Rank based parallelism is the most powerful but also most technically demanding type of parallelism. Each process has its own memory space and the user has to manage inter process communications themselves. Key here is making sure that communications bottlenecks are minimal, and if they exist to overlap them with computation so they do not slow down code execution. The industry standard for doing this is called MPI (Message Passing Interface).

Profiling

Knowing where to focus your time for optimizing your code is important. You will gain the most speed by optimizing the part of your code that is currently occupying the most execution time, or using the most memory.  To figure this out you need to profile your code.
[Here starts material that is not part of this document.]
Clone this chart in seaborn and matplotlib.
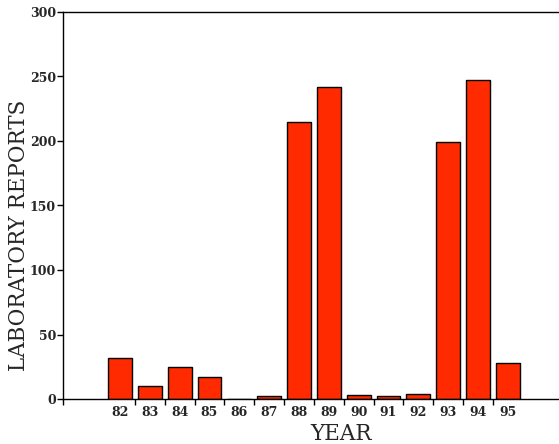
import matplotlib
matplotlib.use("Agg")
import matplotlib.pyplot as plt
import seaborn as sns
import pandas as pd
from matplotlib.ticker import FixedLocator

years = ["82", "83", "84", "85", "86", "87", "88", "89", "90", "91", "92", "93", "94", "95"]
reports = [32, 10, 25, 17, 0, 2, 215, 242, 3, 2, 4, 199, 247, 28]
yticks = [0, 50, 100, 150, 200, 250, 300]

sns.set_theme(style="white")
plt.rcParams['font.family'] = ['DejaVu Serif']

df = pd.DataFrame({"year": years, "reports": reports})

fig = plt.figure(figsize=(5.59, 4.44), dpi=100)
ax = fig.add_axes([63/559, 45/444, (559-63)/559, 387/444])

sns.barplot(data=df, x="year", y="reports", order=years, color="#ff2a00",
            saturation=1, width=0.8, edgecolor="black", linewidth=1, ax=ax)

ax.set_xlim(-1.906, 14.71)
ax.set_ylim(0, 300)
ax.set_yticks(yticks)
ax.tick_params(axis="y", direction="out", length=4, width=1, color="black",
               labelsize=9, pad=1, left=True)
for t in ax.get_yticklabels():
    t.set_fontweight("bold")
ax.tick_params(axis="x", which="major", length=0, labelsize=9, pad=5)
for t in ax.get_xticklabels():
    t.set_fontweight("bold")
ax.xaxis.set_minor_locator(FixedLocator([-1.906] + [i + 0.5 for i in range(13)]))
ax.tick_params(axis="x", which="minor", direction="out", length=4, width=1,
               color="black", bottom=True)

for s in ["left", "bottom", "top"]:
    ax.spines[s].set_visible(True)
    ax.spines[s].set_color("black")
    ax.spines[s].set_linewidth(1)
ax.spines["right"].set_visible(False)

ax.set_xlabel("YEAR", fontsize=15.5, fontfamily="DejaVu Serif")
ax.set_ylabel("LABORATORY REPORTS", fontsize=15.5, fontfamily="DejaVu Serif")
ax.xaxis.set_label_coords((341-63)/496, -24/387)
ax.yaxis.set_label_coords(-33/496, (399-235)/387)

fig.savefig("out.png", dpi=100)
The easiest and most immediate way is to use print statements combined with printing how much time each section takes. Most languages have methods of printing out time stamps or calculating elapsed time, simply use those methods with judicious use of print statements and you can quickly find out where your code is spending most of its time. Generally you should instrument your code to give you overall timing estimates, especially if your code works on some sort of large loop (i.e. such as taking time steps for doing fluid dynamics). Print statements are the quickest and easiest way to get information on your code.

Besides print statements, various profilers exist that you can use to inspect your code. Profilers will give you far more information about your code, as well as suggestions as to where your code could be improved. They can give you super precise timing for your code as well as inform you what cache/memory level your code is touching. All of this rich information can be valuable for dialing in on particularly small sections of code or subtle issues that may be causing dramatic slow downs.

Below is a list of profilers you can use:

  • VTune: Intel’s profiler
  • NSight: Nvidia’s profiler
  • DCGM: Data Center GPU Manager from Nvidia
  • top: Not really a profiler but a useful system utility for monitoring live job performance.
  • nvtop: Similar to top but for gpus.